### Aim of the task
Write the data out again, character for character, with no images.

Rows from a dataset
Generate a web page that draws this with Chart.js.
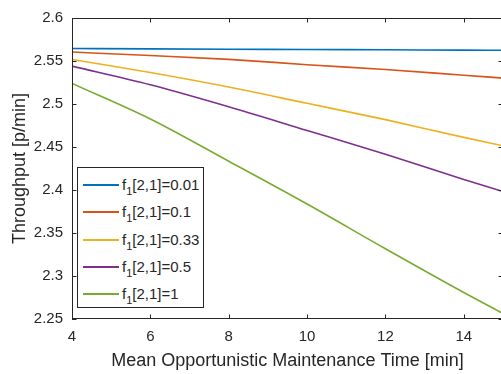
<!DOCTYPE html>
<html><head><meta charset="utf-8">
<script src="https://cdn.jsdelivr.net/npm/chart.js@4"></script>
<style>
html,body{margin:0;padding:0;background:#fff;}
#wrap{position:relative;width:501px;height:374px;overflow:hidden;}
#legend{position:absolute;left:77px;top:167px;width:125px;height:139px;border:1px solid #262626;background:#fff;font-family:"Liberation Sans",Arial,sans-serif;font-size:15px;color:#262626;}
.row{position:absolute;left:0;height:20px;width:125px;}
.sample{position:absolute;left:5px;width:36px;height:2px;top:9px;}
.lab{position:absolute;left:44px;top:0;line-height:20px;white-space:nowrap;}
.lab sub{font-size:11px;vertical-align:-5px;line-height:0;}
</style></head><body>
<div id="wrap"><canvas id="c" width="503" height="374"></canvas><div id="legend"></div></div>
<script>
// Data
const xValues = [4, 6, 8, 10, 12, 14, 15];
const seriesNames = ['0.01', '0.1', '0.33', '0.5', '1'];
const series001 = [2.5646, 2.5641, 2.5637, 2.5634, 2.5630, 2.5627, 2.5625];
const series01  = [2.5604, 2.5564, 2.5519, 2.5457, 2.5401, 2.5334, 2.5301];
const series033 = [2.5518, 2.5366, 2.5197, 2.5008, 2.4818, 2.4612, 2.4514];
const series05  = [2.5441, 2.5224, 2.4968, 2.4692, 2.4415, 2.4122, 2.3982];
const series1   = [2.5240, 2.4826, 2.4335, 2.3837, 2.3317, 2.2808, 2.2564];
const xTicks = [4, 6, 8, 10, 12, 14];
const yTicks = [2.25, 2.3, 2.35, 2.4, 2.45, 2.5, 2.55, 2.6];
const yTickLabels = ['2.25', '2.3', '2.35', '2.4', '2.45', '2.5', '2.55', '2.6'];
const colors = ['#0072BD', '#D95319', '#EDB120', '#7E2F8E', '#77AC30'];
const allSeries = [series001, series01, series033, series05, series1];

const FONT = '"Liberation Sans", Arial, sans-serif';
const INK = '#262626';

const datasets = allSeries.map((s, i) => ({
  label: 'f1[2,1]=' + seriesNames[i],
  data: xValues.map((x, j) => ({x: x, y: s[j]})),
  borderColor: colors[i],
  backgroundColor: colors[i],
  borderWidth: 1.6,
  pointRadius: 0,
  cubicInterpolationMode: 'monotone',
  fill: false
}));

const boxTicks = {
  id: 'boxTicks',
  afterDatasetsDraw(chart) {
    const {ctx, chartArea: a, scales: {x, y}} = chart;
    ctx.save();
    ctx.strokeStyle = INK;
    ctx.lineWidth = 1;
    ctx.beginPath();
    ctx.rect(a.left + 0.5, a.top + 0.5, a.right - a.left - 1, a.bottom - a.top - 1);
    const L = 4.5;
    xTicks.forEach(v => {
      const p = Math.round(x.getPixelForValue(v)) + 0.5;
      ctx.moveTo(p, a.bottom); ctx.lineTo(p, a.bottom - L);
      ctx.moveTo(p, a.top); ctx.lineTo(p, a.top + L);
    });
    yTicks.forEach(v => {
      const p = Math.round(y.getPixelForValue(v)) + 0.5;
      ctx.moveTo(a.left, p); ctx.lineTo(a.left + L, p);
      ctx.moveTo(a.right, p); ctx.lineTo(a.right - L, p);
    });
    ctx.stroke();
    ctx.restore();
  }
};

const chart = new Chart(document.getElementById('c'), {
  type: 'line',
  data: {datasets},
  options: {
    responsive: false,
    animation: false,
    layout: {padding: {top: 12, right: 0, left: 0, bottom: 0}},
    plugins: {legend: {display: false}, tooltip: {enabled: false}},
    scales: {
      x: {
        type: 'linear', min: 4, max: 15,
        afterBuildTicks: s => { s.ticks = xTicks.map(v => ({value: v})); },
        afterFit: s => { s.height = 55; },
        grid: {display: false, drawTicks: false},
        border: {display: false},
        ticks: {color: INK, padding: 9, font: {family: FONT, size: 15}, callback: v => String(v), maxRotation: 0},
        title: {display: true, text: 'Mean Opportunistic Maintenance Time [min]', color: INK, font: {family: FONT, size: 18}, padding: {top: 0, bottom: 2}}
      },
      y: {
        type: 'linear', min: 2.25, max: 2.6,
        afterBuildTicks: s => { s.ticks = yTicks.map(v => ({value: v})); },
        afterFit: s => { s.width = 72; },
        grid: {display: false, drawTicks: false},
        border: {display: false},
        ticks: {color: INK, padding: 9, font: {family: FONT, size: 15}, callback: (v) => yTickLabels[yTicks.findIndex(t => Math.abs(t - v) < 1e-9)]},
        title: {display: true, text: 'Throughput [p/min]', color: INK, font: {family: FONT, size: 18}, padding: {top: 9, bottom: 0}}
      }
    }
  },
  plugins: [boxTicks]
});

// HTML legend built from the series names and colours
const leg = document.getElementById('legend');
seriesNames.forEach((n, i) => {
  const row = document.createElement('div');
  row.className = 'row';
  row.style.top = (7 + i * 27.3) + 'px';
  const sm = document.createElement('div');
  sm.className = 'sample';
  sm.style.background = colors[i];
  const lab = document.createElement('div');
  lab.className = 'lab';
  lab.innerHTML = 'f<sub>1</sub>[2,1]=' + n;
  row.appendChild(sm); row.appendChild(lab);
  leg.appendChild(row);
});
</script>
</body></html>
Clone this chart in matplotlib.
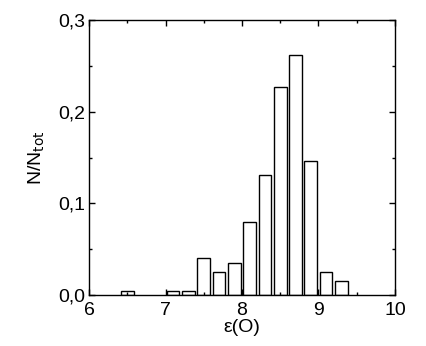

### Solution to the problem
Generate a web page that draws this with Chart.js.
<!DOCTYPE html>
<html><head><meta charset="utf-8">
<script src="https://cdn.jsdelivr.net/npm/chart.js@4"></script>
<style>
html,body{margin:0;padding:0;background:#fff;}
#wrap{position:relative;width:501px;height:374px;overflow:hidden;}
#legend{position:absolute;left:77px;top:167px;width:125px;height:139px;border:1px solid #262626;background:#fff;font-family:"Liberation Sans",Arial,sans-serif;font-size:15px;color:#262626;}
.row{position:absolute;left:0;height:20px;width:125px;}
.sample{position:absolute;left:5px;width:36px;height:2px;top:9px;}
.lab{position:absolute;left:44px;top:0;line-height:20px;white-space:nowrap;}
.lab sub{font-size:11px;vertical-align:-5px;line-height:0;}
</style></head><body>
<div id="wrap"><canvas id="c" width="503" height="374"></canvas><div id="legend"></div></div>
<script>
// Data
const xValues = [4, 6, 8, 10, 12, 14, 15];
const seriesNames = ['0.01', '0.1', '0.33', '0.5', '1'];
const series001 = [2.5646, 2.5641, 2.5637, 2.5634, 2.5630, 2.5627, 2.5625];
const series01  = [2.5604, 2.5564, 2.5519, 2.5457, 2.5401, 2.5334, 2.5301];
const series033 = [2.5518, 2.5366, 2.5197, 2.5008, 2.4818, 2.4612, 2.4514];
const series05  = [2.5441, 2.5224, 2.4968, 2.4692, 2.4415, 2.4122, 2.3982];
const series1   = [2.5240, 2.4826, 2.4335, 2.3837, 2.3317, 2.2808, 2.2564];
const xTicks = [4, 6, 8, 10, 12, 14];
const yTicks = [2.25, 2.3, 2.35, 2.4, 2.45, 2.5, 2.55, 2.6];
const yTickLabels = ['2.25', '2.3', '2.35', '2.4', '2.45', '2.5', '2.55', '2.6'];
const colors = ['#0072BD', '#D95319', '#EDB120', '#7E2F8E', '#77AC30'];
const allSeries = [series001, series01, series033, series05, series1];

const FONT = '"Liberation Sans", Arial, sans-serif';
const INK = '#262626';

const datasets = allSeries.map((s, i) => ({
  label: 'f1[2,1]=' + seriesNames[i],
  data: xValues.map((x, j) => ({x: x, y: s[j]})),
  borderColor: colors[i],
  backgroundColor: colors[i],
  borderWidth: 1.6,
  pointRadius: 0,
  cubicInterpolationMode: 'monotone',
  fill: false
}));

const boxTicks = {
  id: 'boxTicks',
  afterDatasetsDraw(chart) {
    const {ctx, chartArea: a, scales: {x, y}} = chart;
    ctx.save();
    ctx.strokeStyle = INK;
    ctx.lineWidth = 1;
    ctx.beginPath();
    ctx.rect(a.left + 0.5, a.top + 0.5, a.right - a.left - 1, a.bottom - a.top - 1);
    const L = 4.5;
    xTicks.forEach(v => {
      const p = Math.round(x.getPixelForValue(v)) + 0.5;
      ctx.moveTo(p, a.bottom); ctx.lineTo(p, a.bottom - L);
      ctx.moveTo(p, a.top); ctx.lineTo(p, a.top + L);
    });
    yTicks.forEach(v => {
      const p = Math.round(y.getPixelForValue(v)) + 0.5;
      ctx.moveTo(a.left, p); ctx.lineTo(a.left + L, p);
      ctx.moveTo(a.right, p); ctx.lineTo(a.right - L, p);
    });
    ctx.stroke();
    ctx.restore();
  }
};

const chart = new Chart(document.getElementById('c'), {
  type: 'line',
  data: {datasets},
  options: {
    responsive: false,
    animation: false,
    layout: {padding: {top: 12, right: 0, left: 0, bottom: 0}},
    plugins: {legend: {display: false}, tooltip: {enabled: false}},
    scales: {
      x: {
        type: 'linear', min: 4, max: 15,
        afterBuildTicks: s => { s.ticks = xTicks.map(v => ({value: v})); },
        afterFit: s => { s.height = 55; },
        grid: {display: false, drawTicks: false},
        border: {display: false},
        ticks: {color: INK, padding: 9, font: {family: FONT, size: 15}, callback: v => String(v), maxRotation: 0},
        title: {display: true, text: 'Mean Opportunistic Maintenance Time [min]', color: INK, font: {family: FONT, size: 18}, padding: {top: 0, bottom: 2}}
      },
      y: {
        type: 'linear', min: 2.25, max: 2.6,
        afterBuildTicks: s => { s.ticks = yTicks.map(v => ({value: v})); },
        afterFit: s => { s.width = 72; },
        grid: {display: false, drawTicks: false},
        border: {display: false},
        ticks: {color: INK, padding: 9, font: {family: FONT, size: 15}, callback: (v) => yTickLabels[yTicks.findIndex(t => Math.abs(t - v) < 1e-9)]},
        title: {display: true, text: 'Throughput [p/min]', color: INK, font: {family: FONT, size: 18}, padding: {top: 9, bottom: 0}}
      }
    }
  },
  plugins: [boxTicks]
});

// HTML legend built from the series names and colours
const leg = document.getElementById('legend');
seriesNames.forEach((n, i) => {
  const row = document.createElement('div');
  row.className = 'row';
  row.style.top = (7 + i * 27.3) + 'px';
  const sm = document.createElement('div');
  sm.className = 'sample';
  sm.style.background = colors[i];
  const lab = document.createElement('div');
  lab.className = 'lab';
  lab.innerHTML = 'f<sub>1</sub>[2,1]=' + n;
  row.appendChild(sm); row.appendChild(lab);
  leg.appendChild(row);
});
</script>
</body></html>
Clone this chart in matplotlib.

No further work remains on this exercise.